**RAW DATA:**
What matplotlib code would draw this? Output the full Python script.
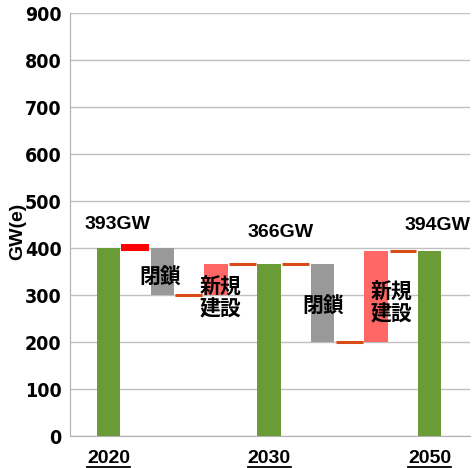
import numpy as np
import matplotlib
matplotlib.use("Agg")
import matplotlib.pyplot as plt
from matplotlib import font_manager

# waterfall data (GW)
total_x = [0, 6, 12]
total_val = [400, 366, 394]
total_labels = ["393GW", "366GW", "394GW"]
year_labels = ["2020", "2030", "2050"]

close_x = [2, 8]
close_top = [400, 366]
close_bottom = [300, 200]

build_x = [4, 10]
build_bottom = [300, 200]
build_top = [366, 394]

link_x = [3, 5, 7, 9, 11]
link_val = [300, 366, 366, 200, 394]

red_x = 1
red_lo, red_hi = 393, 408

yticks = [0, 100, 200, 300, 400, 500, 600, 700, 800, 900]

names = {f.name for f in font_manager.fontManager.ttflist}
narrow = "Liberation Sans Narrow" if "Liberation Sans Narrow" in names else "DejaVu Sans"
cjk = ["Noto Sans CJK JP", "DejaVu Sans"]

fig = plt.figure(figsize=(4.76, 4.68), dpi=100)
ax = fig.add_axes([0.147, 0.068, 0.840, 0.904])

green = "#6b9b37"
gray = "#999999"
pink = "#ff6666"
orange = "#d84c1a"

ax.bar(total_x, total_val, width=0.88, color=green, zorder=3)
ax.bar(close_x, np.array(close_top) - np.array(close_bottom), bottom=close_bottom,
       width=0.86, color=gray, zorder=3)
ax.bar(build_x, np.array(build_top) - np.array(build_bottom), bottom=build_bottom,
       width=0.9, color=pink, zorder=3)
ax.bar(red_x, red_hi - red_lo, bottom=red_lo, width=1.04, color="#ff0000", zorder=3)
for x, v in zip(link_x, link_val):
    ax.hlines(v, x - 0.5, x + 0.5, color=orange, lw=2.2, zorder=3)

ax.set_xlim(-1.44, 13.5)
ax.set_ylim(0, 900)
ax.set_yticks(yticks)
ax.set_yticklabels([str(t) for t in yticks], fontfamily=narrow, fontweight="bold",
                   fontstretch="condensed", fontsize=14)
ax.tick_params(axis="y", length=0, pad=6)
ax.set_xticks([])
ax.grid(axis="y", color="#c0c0c0", lw=1, zorder=0)
for s in ["top", "right"]:
    ax.spines[s].set_visible(False)
for s in ["left", "bottom"]:
    ax.spines[s].set_color("#b0b0b0")

ax.set_ylabel("GW(e)", fontsize=14, fontweight="bold", family="Liberation Sans")
ax.yaxis.set_label_coords(-0.11, 0.485)

# total labels
label_pos = [(0.35, 451), (6.44, 434), (12.3, 449)]
for (x, y), t in zip(label_pos, total_labels):
    ax.text(x, y, t, ha="center", va="center", fontsize=14, fontweight="bold",
            family="Liberation Sans")

# step labels
ax.text(1.92, 338, "閉鎖", ha="center", va="center", fontsize=15, fontweight="bold", family=cjk, zorder=4)
ax.text(4.17, 294, "新規\n建設", ha="center", va="center", fontsize=15, fontweight="bold",
        family=cjk, linespacing=1.05, zorder=4)
ax.text(8.02, 277, "閉鎖", ha="center", va="center", fontsize=15, fontweight="bold", family=cjk, zorder=4)
ax.text(10.58, 283, "新規\n建設", ha="center", va="center", fontsize=15, fontweight="bold",
        family=cjk, linespacing=1.05, zorder=4)

# underlined year labels
year_texts = []
for x, t in zip(total_x, year_labels):
    txt = ax.text(x, -47, t, ha="center", va="center", fontsize=14, fontweight="bold",
                  family="Liberation Sans", clip_on=False)
    year_texts.append(txt)

fig.canvas.draw()
r = fig.canvas.get_renderer()
inv = fig.transFigure.inverted()
for txt in year_texts:
    bb = txt.get_window_extent(r)
    (x0, y0), (x1, y1) = inv.transform([(bb.x0, bb.y0), (bb.x1, bb.y0)])
    fig.add_artist(plt.Line2D([x0, x1], [y0 - 0.001, y0 - 0.001], color="black", lw=1.3))

fig.savefig("out.png", dpi=100)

**WORK TO BE COMPLETED:** Using the material above, set down every line exactly, but skip the pictures.

**EXPECTED ANSWER:**
What matplotlib code would draw this? Output the full Python script.
import numpy as np
import matplotlib
matplotlib.use("Agg")
import matplotlib.pyplot as plt
from matplotlib import font_manager

# waterfall data (GW)
total_x = [0, 6, 12]
total_val = [400, 366, 394]
total_labels = ["393GW", "366GW", "394GW"]
year_labels = ["2020", "2030", "2050"]

close_x = [2, 8]
close_top = [400, 366]
close_bottom = [300, 200]

build_x = [4, 10]
build_bottom = [300, 200]
build_top = [366, 394]

link_x = [3, 5, 7, 9, 11]
link_val = [300, 366, 366, 200, 394]

red_x = 1
red_lo, red_hi = 393, 408

yticks = [0, 100, 200, 300, 400, 500, 600, 700, 800, 900]

names = {f.name for f in font_manager.fontManager.ttflist}
narrow = "Liberation Sans Narrow" if "Liberation Sans Narrow" in names else "DejaVu Sans"
cjk = ["Noto Sans CJK JP", "DejaVu Sans"]

fig = plt.figure(figsize=(4.76, 4.68), dpi=100)
ax = fig.add_axes([0.147, 0.068, 0.840, 0.904])

green = "#6b9b37"
gray = "#999999"
pink = "#ff6666"
orange = "#d84c1a"

ax.bar(total_x, total_val, width=0.88, color=green, zorder=3)
ax.bar(close_x, np.array(close_top) - np.array(close_bottom), bottom=close_bottom,
       width=0.86, color=gray, zorder=3)
ax.bar(build_x, np.array(build_top) - np.array(build_bottom), bottom=build_bottom,
       width=0.9, color=pink, zorder=3)
ax.bar(red_x, red_hi - red_lo, bottom=red_lo, width=1.04, color="#ff0000", zorder=3)
for x, v in zip(link_x, link_val):
    ax.hlines(v, x - 0.5, x + 0.5, color=orange, lw=2.2, zorder=3)

ax.set_xlim(-1.44, 13.5)
ax.set_ylim(0, 900)
ax.set_yticks(yticks)
ax.set_yticklabels([str(t) for t in yticks], fontfamily=narrow, fontweight="bold",
                   fontstretch="condensed", fontsize=14)
ax.tick_params(axis="y", length=0, pad=6)
ax.set_xticks([])
ax.grid(axis="y", color="#c0c0c0", lw=1, zorder=0)
for s in ["top", "right"]:
    ax.spines[s].set_visible(False)
for s in ["left", "bottom"]:
    ax.spines[s].set_color("#b0b0b0")

ax.set_ylabel("GW(e)", fontsize=14, fontweight="bold", family="Liberation Sans")
ax.yaxis.set_label_coords(-0.11, 0.485)

# total labels
label_pos = [(0.35, 451), (6.44, 434), (12.3, 449)]
for (x, y), t in zip(label_pos, total_labels):
    ax.text(x, y, t, ha="center", va="center", fontsize=14, fontweight="bold",
            family="Liberation Sans")

# step labels
ax.text(1.92, 338, "閉鎖", ha="center", va="center", fontsize=15, fontweight="bold", family=cjk, zorder=4)
ax.text(4.17, 294, "新規\n建設", ha="center", va="center", fontsize=15, fontweight="bold",
        family=cjk, linespacing=1.05, zorder=4)
ax.text(8.02, 277, "閉鎖", ha="center", va="center", fontsize=15, fontweight="bold", family=cjk, zorder=4)
ax.text(10.58, 283, "新規\n建設", ha="center", va="center", fontsize=15, fontweight="bold",
        family=cjk, linespacing=1.05, zorder=4)

# underlined year labels
year_texts = []
for x, t in zip(total_x, year_labels):
    txt = ax.text(x, -47, t, ha="center", va="center", fontsize=14, fontweight="bold",
                  family="Liberation Sans", clip_on=False)
    year_texts.append(txt)

fig.canvas.draw()
r = fig.canvas.get_renderer()
inv = fig.transFigure.inverted()
for txt in year_texts:
    bb = txt.get_window_extent(r)
    (x0, y0), (x1, y1) = inv.transform([(bb.x0, bb.y0), (bb.x1, bb.y0)])
    fig.add_artist(plt.Line2D([x0, x1], [y0 - 0.001, y0 - 0.001], color="black", lw=1.3))

fig.savefig("out.png", dpi=100)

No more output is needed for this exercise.